Reader Caroline writes:
Would be very interested in unpacking issues of the center from existentialism through post-structuralism.
It’s been a while since I read about the post-structuralist life on a “decentered” planet, and I don’t know enough about existentialism to make too many claims, but there do seem to be a couple of whopping contradiction in an existentialist worldview. The nutshell version of Sartre’s philosophy seems to be this: “Existence precedes essence, therefore there is no story (such as God) that can take accountability for our actions. We are 100 percent responsible for ourselves and our actions, and to deny responsibility is philosophical cowardice.”
The contradiction is that Sartre wrote narratives — stories in the form of novels and plays — to dramatize this philosophy.
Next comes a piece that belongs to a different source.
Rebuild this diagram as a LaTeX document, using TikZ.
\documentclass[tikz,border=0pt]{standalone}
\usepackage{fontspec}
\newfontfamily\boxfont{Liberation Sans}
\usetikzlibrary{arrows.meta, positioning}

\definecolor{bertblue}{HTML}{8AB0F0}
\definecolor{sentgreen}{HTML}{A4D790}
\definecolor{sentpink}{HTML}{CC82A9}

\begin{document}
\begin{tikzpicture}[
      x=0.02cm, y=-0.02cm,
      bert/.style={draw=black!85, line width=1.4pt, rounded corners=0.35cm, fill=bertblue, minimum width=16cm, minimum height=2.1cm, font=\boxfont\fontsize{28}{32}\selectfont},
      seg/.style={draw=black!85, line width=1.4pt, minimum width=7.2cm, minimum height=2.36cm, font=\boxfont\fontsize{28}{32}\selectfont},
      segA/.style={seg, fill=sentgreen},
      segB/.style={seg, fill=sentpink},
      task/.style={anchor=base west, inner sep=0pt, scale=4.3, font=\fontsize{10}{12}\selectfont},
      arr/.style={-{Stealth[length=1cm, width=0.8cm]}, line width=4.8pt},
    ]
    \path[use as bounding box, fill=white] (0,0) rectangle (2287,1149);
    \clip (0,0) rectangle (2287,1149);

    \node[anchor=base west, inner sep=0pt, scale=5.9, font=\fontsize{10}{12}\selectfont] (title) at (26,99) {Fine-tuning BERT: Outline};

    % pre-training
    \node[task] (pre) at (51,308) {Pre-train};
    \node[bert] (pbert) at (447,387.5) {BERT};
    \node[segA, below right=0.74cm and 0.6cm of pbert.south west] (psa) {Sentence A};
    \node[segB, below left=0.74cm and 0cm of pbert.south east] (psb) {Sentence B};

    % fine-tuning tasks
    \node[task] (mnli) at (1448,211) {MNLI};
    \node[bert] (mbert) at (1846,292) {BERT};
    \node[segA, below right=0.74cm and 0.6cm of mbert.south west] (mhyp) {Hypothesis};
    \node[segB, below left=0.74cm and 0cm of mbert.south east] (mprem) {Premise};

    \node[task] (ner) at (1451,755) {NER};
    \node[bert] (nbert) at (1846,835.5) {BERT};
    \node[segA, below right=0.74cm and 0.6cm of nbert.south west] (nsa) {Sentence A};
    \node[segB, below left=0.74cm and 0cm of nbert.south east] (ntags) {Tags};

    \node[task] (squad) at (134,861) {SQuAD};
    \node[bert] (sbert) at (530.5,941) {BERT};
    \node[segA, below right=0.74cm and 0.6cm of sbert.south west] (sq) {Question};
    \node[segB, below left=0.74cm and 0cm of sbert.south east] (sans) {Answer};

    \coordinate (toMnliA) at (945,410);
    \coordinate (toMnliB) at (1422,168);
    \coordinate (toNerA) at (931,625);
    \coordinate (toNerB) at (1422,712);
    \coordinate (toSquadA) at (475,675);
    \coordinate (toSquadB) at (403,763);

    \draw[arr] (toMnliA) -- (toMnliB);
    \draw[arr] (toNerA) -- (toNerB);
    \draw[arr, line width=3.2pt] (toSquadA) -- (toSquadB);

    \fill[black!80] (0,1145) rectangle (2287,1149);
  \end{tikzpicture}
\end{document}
I don’t really know what to make of that. I’d argue people are hard-wired to understand things in terms of narrative — be it a morality tale you tell your kid (“the boy cried wolf”) or a myth to explain God. So one existential project is to use a story to explain why stories should be suspect (and that’s one branch of the postmodern novel). Maybe that’s not a contradiction; maybe it’s more like offering someone McDonald’s and, while they eat, showing them graphic images of clogged arteries and obese flesh.
A second contradiction, that maybe isn’t inherent in the philosophy itself (because I’m not sure there is a coherent, fully-realized version of existential philosophy), is that the worldview that emerged in the 1940s was godless — there is no story, and there is no god to explain existence. But the emphasis on personal responsibility is very Republican, very conservative of them. A liberal Democrat’s job is to provide a story — “I was talking to a woman in South Carolina, who has three kids and her husband lost her job…” — to justify a social program, such as extending unemployment benefits. Sartre, certainly, must object to that.
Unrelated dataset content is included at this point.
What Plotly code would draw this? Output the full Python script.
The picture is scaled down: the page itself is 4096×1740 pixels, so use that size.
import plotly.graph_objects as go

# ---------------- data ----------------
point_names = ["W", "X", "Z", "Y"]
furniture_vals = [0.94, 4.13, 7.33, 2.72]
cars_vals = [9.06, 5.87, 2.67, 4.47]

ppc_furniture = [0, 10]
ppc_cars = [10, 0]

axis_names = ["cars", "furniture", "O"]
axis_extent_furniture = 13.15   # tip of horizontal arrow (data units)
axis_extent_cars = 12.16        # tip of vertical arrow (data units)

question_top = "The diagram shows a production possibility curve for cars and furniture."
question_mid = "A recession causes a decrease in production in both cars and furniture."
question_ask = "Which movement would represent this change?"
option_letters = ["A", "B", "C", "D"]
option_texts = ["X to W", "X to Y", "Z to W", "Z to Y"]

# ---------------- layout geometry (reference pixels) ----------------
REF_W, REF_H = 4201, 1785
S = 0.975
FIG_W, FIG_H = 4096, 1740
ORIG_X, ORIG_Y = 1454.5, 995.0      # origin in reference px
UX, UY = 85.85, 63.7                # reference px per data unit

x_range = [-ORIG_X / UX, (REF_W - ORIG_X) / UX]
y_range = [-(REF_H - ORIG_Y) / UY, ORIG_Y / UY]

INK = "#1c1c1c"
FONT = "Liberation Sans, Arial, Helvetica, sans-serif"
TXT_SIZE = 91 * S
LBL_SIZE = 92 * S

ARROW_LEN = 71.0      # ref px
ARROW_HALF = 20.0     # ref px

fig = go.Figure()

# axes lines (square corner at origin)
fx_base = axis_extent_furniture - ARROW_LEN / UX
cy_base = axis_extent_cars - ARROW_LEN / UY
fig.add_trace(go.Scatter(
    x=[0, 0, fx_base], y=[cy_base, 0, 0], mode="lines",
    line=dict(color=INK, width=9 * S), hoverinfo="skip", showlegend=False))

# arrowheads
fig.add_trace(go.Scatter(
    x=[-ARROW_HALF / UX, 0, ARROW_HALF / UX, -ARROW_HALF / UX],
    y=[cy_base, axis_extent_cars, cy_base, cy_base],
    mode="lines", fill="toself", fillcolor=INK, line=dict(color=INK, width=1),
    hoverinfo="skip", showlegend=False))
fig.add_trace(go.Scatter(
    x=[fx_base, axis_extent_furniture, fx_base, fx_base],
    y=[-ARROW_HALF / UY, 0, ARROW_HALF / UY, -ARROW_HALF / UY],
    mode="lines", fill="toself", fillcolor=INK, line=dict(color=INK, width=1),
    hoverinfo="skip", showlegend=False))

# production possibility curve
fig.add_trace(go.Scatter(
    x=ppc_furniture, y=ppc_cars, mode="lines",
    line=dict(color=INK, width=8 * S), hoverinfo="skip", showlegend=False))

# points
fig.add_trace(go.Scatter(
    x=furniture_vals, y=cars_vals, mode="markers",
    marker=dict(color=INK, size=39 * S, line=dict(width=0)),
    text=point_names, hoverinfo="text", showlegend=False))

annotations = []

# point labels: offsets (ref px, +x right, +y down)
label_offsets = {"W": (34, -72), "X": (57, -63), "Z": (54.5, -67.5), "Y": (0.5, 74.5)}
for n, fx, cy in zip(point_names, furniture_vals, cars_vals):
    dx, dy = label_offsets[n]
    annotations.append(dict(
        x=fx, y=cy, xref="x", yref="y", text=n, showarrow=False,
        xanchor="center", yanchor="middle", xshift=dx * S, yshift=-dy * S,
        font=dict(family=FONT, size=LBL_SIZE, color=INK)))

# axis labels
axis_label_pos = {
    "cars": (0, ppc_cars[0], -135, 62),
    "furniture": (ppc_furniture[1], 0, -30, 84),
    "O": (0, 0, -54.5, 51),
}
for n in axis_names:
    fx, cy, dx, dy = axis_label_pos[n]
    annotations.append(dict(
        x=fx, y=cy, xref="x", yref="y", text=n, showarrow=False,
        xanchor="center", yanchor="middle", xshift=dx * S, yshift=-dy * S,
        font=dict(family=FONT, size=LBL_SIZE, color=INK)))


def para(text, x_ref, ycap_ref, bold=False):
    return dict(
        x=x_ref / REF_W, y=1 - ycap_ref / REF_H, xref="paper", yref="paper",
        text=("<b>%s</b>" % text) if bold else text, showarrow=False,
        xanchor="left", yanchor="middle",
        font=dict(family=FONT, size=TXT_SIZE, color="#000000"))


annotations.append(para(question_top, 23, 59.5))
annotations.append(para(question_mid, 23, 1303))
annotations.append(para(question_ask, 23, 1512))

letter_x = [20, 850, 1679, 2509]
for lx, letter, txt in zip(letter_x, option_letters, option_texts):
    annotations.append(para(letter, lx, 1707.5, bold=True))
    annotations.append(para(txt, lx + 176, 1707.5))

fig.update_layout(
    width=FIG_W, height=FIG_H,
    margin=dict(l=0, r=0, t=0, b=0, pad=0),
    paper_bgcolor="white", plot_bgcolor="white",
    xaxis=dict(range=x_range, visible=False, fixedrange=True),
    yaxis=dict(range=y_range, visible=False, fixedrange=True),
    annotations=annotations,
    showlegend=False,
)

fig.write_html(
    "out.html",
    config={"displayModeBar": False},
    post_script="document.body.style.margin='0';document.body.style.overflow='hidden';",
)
Dostoevsky, while offering many contradicting dialogues, seems at his core a man who wants to believe in God, and a man who believes a Christian state is the only way to hold that center together. It would be interesting to pair him with Edmund Burke: Burke was mistrustful of the French Revolution because he felt once you broke the old guard, there would be nothing to prevent the new guard from being broken. Only by holding true to the old aristocratic mores, with backing by the church, could a state succeed.
It’s also interesting to consider this material in light of the current tea party movement. I was more concerned about them a few months ago, because I wouldn’t have put it past someone, during the height of the health care legislation, to take a shot at Obama. Part of it was media — the media was showing us images of tea party rage. But were they voices calling for reform or revolution? I wrote about that a while back, but it bears repeating under the Dostoevsky discussion because the past two years in American politics feel Dostoevskian.